The taxman is pedalling furiously in a bid to catch up with cycling’s ‘lycra luvvies’, the Midlands office of national audit, tax and advisory firm Crowe Clark Whitehill has warned.
It follows changes being introduced to salary sacrifice and flexible benefit schemes and means it could be a case of “on yer bike” for workers looking for a loan from their employer.
Paul Edwards (pictured), tax director at Crowe Clark Whitehill, said: “With people very much more conscious of fitness and health these days there has been something of a boom in numbers cycling to work.
“Also the salary sacrifice route for purchasing a bike has proved particularly popular, but the changes could cost employers more than they anticipated.”
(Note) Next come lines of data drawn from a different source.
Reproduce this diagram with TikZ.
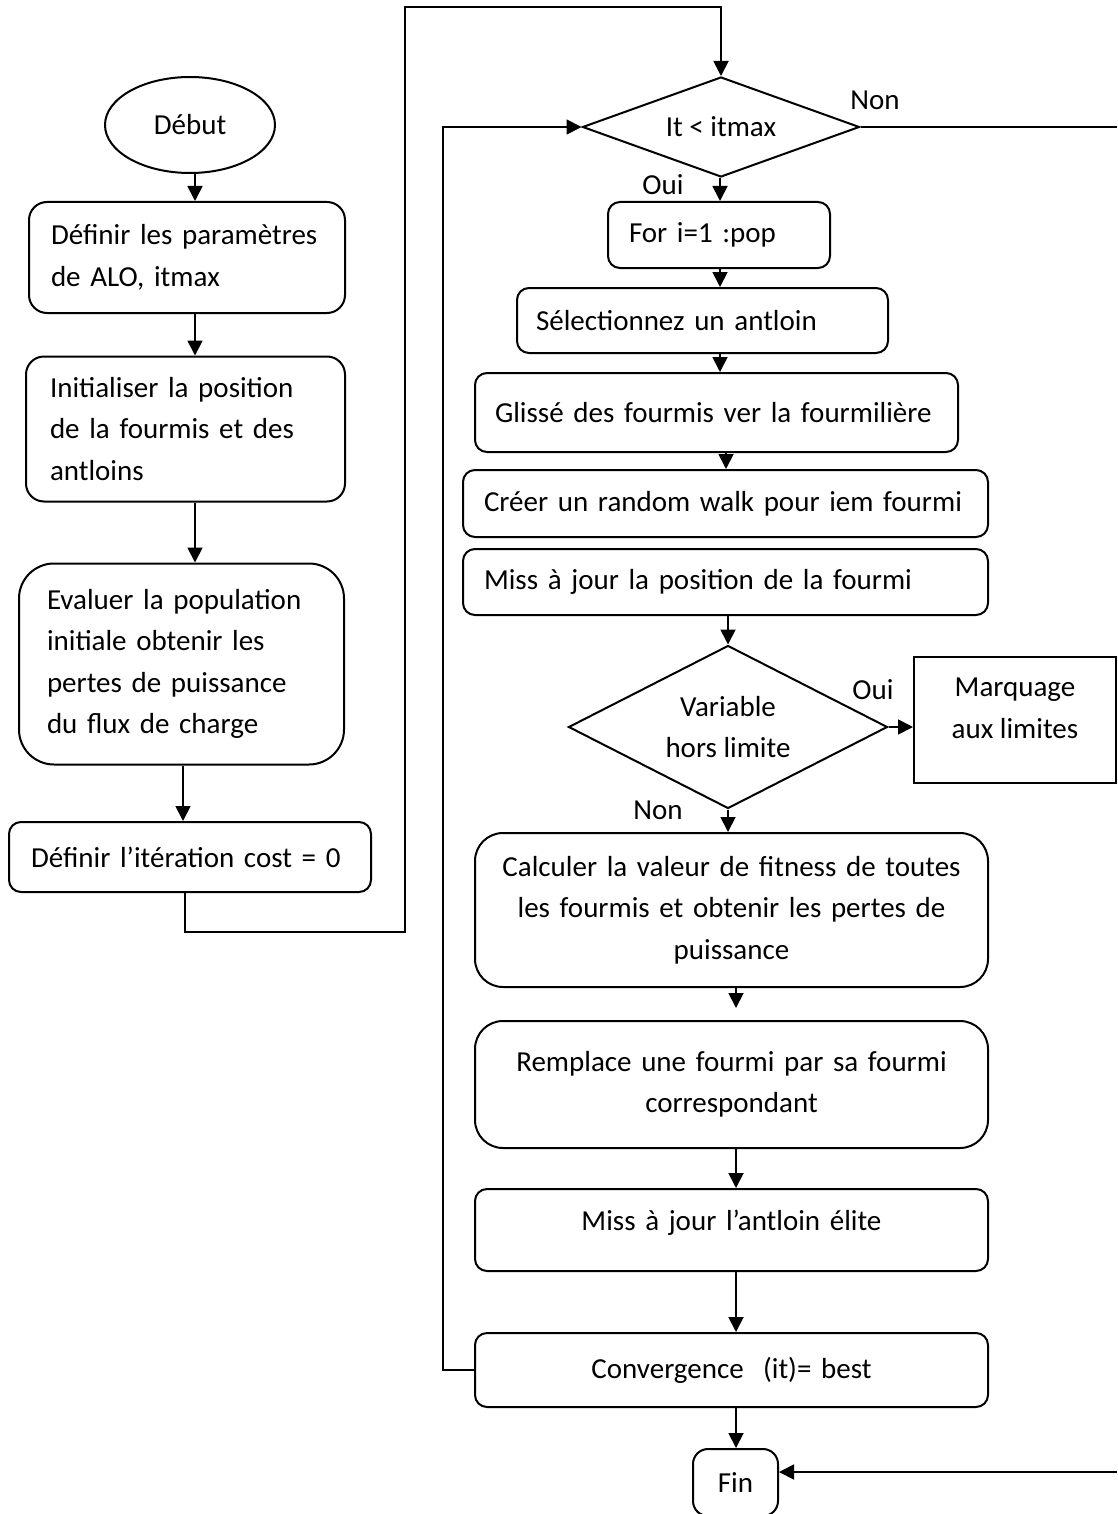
\documentclass[tikz,border=0pt]{standalone}
\usepackage{fontspec}
\setmainfont{Carlito}
\usetikzlibrary{shapes.geometric,arrows.meta}
\begin{document}
\begin{tikzpicture}[x=1pt,y=-1pt,
  every node/.style={font=\fontsize{29}{41.5}\selectfont},
  base/.style={draw, line width=2pt, inner ysep=0pt},
  rbox/.style={base, rounded corners=#1, align=left},
  cbox/.style={base, rounded corners=#1, align=center},
  arr/.style={line width=1.8pt, -{Triangle[length=15pt,width=15pt]}},
  ln/.style={line width=1.8pt},
  lbl/.style={inner sep=0pt}]
\clip (0,0) rectangle (1117,1514);

% left column
\node[base, ellipse, minimum width=170pt, minimum height=96pt, inner sep=0pt] (debut) at (190,125) {Début};
\node[rbox=18pt, text width=272pt, inner xsep=22pt, minimum height=111pt] (b1) at (187,257.5) {Définir les paramètres\\de ALO, itmax};
\node[rbox=18pt, text width=271pt, inner xsep=24pt, minimum height=145pt] (b2) at (185.5,429) {Initialiser la position\\de la fourmis et des\\antloins};
\node[rbox=35pt, text width=269pt, inner xsep=28pt, minimum height=201pt] (b3) at (181.5,664) {Evaluer la population\\initiale obtenir les\\pertes de puissance\\du flux de charge};
\node[rbox=12pt, text width=318pt, inner xsep=22pt, minimum height=70pt] (b4) at (190,857) {Définir l’itération cost = 0};

% right column
\node[base, diamond, aspect=2.77, minimum width=277pt, minimum height=100pt, inner sep=0pt] (d1) at (721,127) {It < itmax};
\node[rbox=12pt, text width=180pt, inner xsep=21pt, minimum height=66pt] (fr) at (719,235) {For i=1 :pop};
\node[rbox=12pt, text width=333pt, inner xsep=19pt, minimum height=65pt] (sel) at (702.5,320.5) {Sélectionnez un antloin};
\node[rbox=12pt, text width=443pt, inner xsep=20pt, minimum height=79pt] (gl) at (716.5,412.5) {Glissé des fourmis ver la fourmilière};
\node[rbox=12pt, text width=483pt, inner xsep=21pt, minimum height=67pt] (cr) at (725.5,503.5) {Créer un random walk pour iem fourmi};
\node[rbox=12pt, text width=483pt, inner xsep=21pt, minimum height=66pt] (miss) at (725.5,582) {Miss à jour la position de la fourmi};
\node[base, diamond, aspect=1.96, align=center, minimum width=319pt, minimum height=163pt, inner sep=0pt] (d2) at (728,727) {Variable\\hors limite};
\node[base, rectangle, align=center, minimum width=202pt, minimum height=126pt, text depth=24pt] (mq) at (1015,720) {Marquage\\aux limites};
\node[cbox=28pt, text width=473pt, inner xsep=20pt, minimum height=154pt] (calc) at (731.5,910) {Calculer la valeur de fitness de toutes\\les fourmis et obtenir les pertes de\\puissance};
\node[cbox=28pt, text width=473pt, inner xsep=20pt, minimum height=127pt] (rp) at (731.5,1084.5) {Remplace une fourmi par sa fourmi\\correspondant};
\node[cbox=12pt, text width=473pt, inner xsep=20pt, minimum height=82pt, text depth=20pt] (el) at (731.5,1230) {Miss à jour l’antloin élite};
\node[cbox=12pt, text width=473pt, inner xsep=20pt, minimum height=74pt] (cv) at (731.5,1370) {Convergence~ (it)= best};
\node[cbox=15pt, minimum width=85pt, minimum height=67pt] (fin) at (735.5,1482.5) {Fin};

% labels
\node[lbl] (non1) at (875,100) {Non};
\node[lbl] (oui1) at (663,185) {Oui};
\node[lbl] (oui2) at (873,690) {Oui};
\node[lbl] (non2) at (658,810) {Non};

% helper coordinates
\coordinate (xL) at (195,0);
\coordinate (xL2) at (183,0);
\coordinate (p1) at (185,932);
\coordinate (p2) at (405,932);
\coordinate (p3) at (405,7);
\coordinate (p4) at (721,7);
\coordinate (xR) at (720,0);
\coordinate (xR2) at (726,0);
\coordinate (xR3) at (736,0);
\coordinate (q1) at (443,0);
\coordinate (e1) at (1117,0);
\coordinate (e2) at (1117,1472);

% left connectors
\draw[arr] (debut.south -| xL) -- (b1.north -| xL);
\draw[arr] (b1.south -| xL) -- (b2.north -| xL);
\draw[arr] (b2.south -| xL) -- (b3.north -| xL);
\draw[arr] (b3.south -| xL2) -- (b4.north -| xL2);
\draw[arr] (b4.south -| p1) -- (p1) -- (p2) -- (p3) -- (p4) -- (d1.north);

% right connectors
\draw[arr] (d1.south -| xR) -- (fr.north -| xR);
\draw[arr] (fr.south -| xR) -- (sel.north -| xR);
\draw[arr] (sel.south -| xR) -- (gl.north -| xR);
\draw[arr] (gl.south -| xR2) -- (cr.north -| xR2);
\draw[arr] (miss.south -| d2.north) -- (d2.north);
\draw[arr] (d2.east) -- (d2.east -| mq.west);
\draw[arr] (d2.south) -- (calc.north -| d2.south);
\draw[arr] (calc.south -| xR3) -- ([yshift=12pt]rp.north -| xR3);
\draw[arr] (rp.south -| xR3) -- (el.north -| xR3);
\draw[arr] (el.south -| xR3) -- (cv.north -| xR3);
\draw[arr] (cv.south -| xR3) -- (fin.north -| xR3);
\draw[arr] (cv.west) -- (cv.west -| q1) -- (d1.west -| q1) -- (d1.west);
\draw[ln] (d1.east) -- (d1.east -| e1);
\draw[arr] (e2) -- (e2 -| fin.east);
\end{tikzpicture}
\end{document}
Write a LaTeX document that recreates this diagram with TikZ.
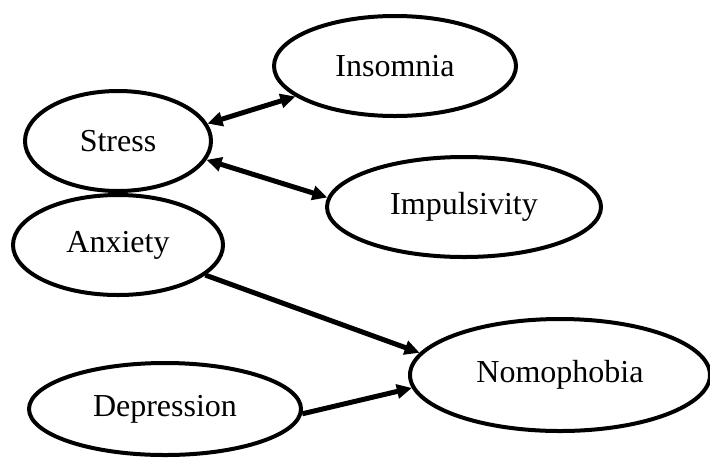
\documentclass[tikz,border=0pt]{standalone}
\usepackage{fontspec}
\setmainfont{Liberation Serif}
\usetikzlibrary{arrows.meta,shapes.geometric}

\tikzset{
  var/.style={ellipse, draw, line width=2pt, inner sep=0pt,
    font=\fontsize{16}{18}\selectfont},
  link/.style={line width=2.5pt, -{Triangle[length=7.5pt,width=7pt]}},
  twoway/.style={line width=2.5pt,
    {Triangle[length=7.5pt,width=7pt]}-{Triangle[length=7.5pt,width=7pt]}}
}

\begin{document}
\begin{tikzpicture}[x=0.5pt,y=-0.5pt]
    \useasboundingbox (0,0) rectangle (710,461);

    \node[var, minimum width=121pt, minimum height=50pt] (Insom) at (395,66) {Insomnia};
    \node[var, minimum width=93pt, minimum height=50pt] (Stress) at (118,141) {Stress};
    \node[var, minimum width=137pt, minimum height=50pt] (Impul) at (464,207) {Impulsivity};
    \node[var, minimum width=105pt, minimum height=50pt] (Anx) at (118,245) {Anxiety};
    \node[var, minimum width=150pt, minimum height=56pt] (Nomo) at (560,375) {Nomophobia};
    \node[var, minimum width=136pt, minimum height=46pt] (Dep) at (165,409) {Depression};

    \draw[twoway] (Stress.11) -- (Insom.197);
    \draw[twoway] (Stress.-12) -- (Impul.176);
    \draw[link] (Anx.-19) -- (Nomo.171);
    \draw[link] (Dep.-2) -- (Nomo.185);
  \end{tikzpicture}
\end{document}
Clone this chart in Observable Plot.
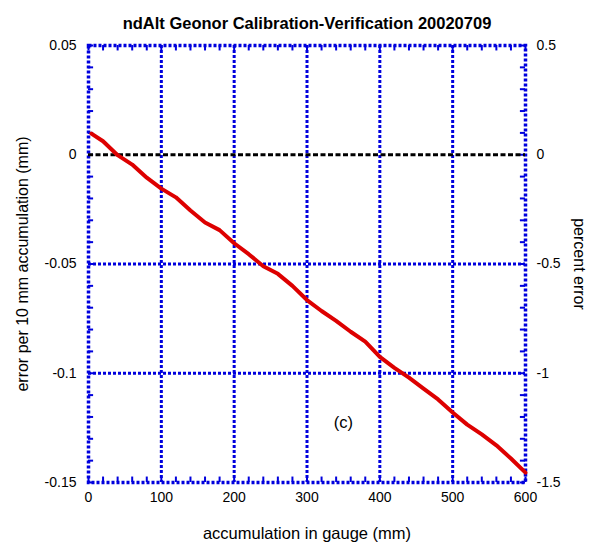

The shake-up follows a European Court decision last year in a case against AstraZeneca.
In future, benefits provided in this way will be treated as potentially taxable supplies for VAT purposes. So, VAT will be due on cycle schemes – including any associated equipment – and on subsequent cycle disposals.
Mr Edwards said: “It remains to be seen what effect this imposition will have on cycle purchase schemes.
“It would be an unfortunate own goal if HM Revenue & Customs’ (HMRC) action caused a drop-off in interest and hence set back the government’s campaign to do something about obesity.
“Companies will need to review all existing benefits and consider who should meet any additional costs due – the employer or employees. If necessary, employers may wish to redesign scheme rules.”
To give them time to make the necessary adjustments, HMRC will not require new arrangements to be accounted for until January 1. However, in the interim, it could affect contracts currently in place or which employees are about to sign.
Mr Edwards continued: “Let’s take the example of George who decided to have the loan of a bike retailing at £450, entering the employer’s scheme on June 1.
“His employer worked on the basis he could reclaim the VAT – reducing the cost to £375. This net amount is met under a salary sacrifice contract whereby George agrees to sacrifice £31.25 of his salary each month over a 12-month period. The VAT inclusive cost is £37.50 per month.
“However, George has agreed to a salary sacrifice of only £31.25, so the employer cannot take any more than that without making an unlawful deduction from wages. So, unless he agrees a new salary sacrifice arrangement with George, the employer can only deduct £31.25 and has to suffer the extra £6.25 per month due until the end of the contract.”
And much more than bikes are affected.
VAT will be due on the face value of any vouchers provided. It will not be due on childcare vouchers, although VAT incurred by employers on any administration fee will not be recoverable.
Education is exempt, so providing a member of staff with a free or discounted school place for their child will not attract VAT.
VAT will be due on free or subsidised meals, snacks or drinks where the employee pays for them under salary sacrifice or flexible benefits.
In general cars are not affected; neither are benefits provided to employees free of charge, for example medical insurance.
There is also no mention in HMRC’s guidance of pensions or annual leave, which, said Mr Edwards, conformed to the industry’s understanding that they remain unaffected, as no service is being provided.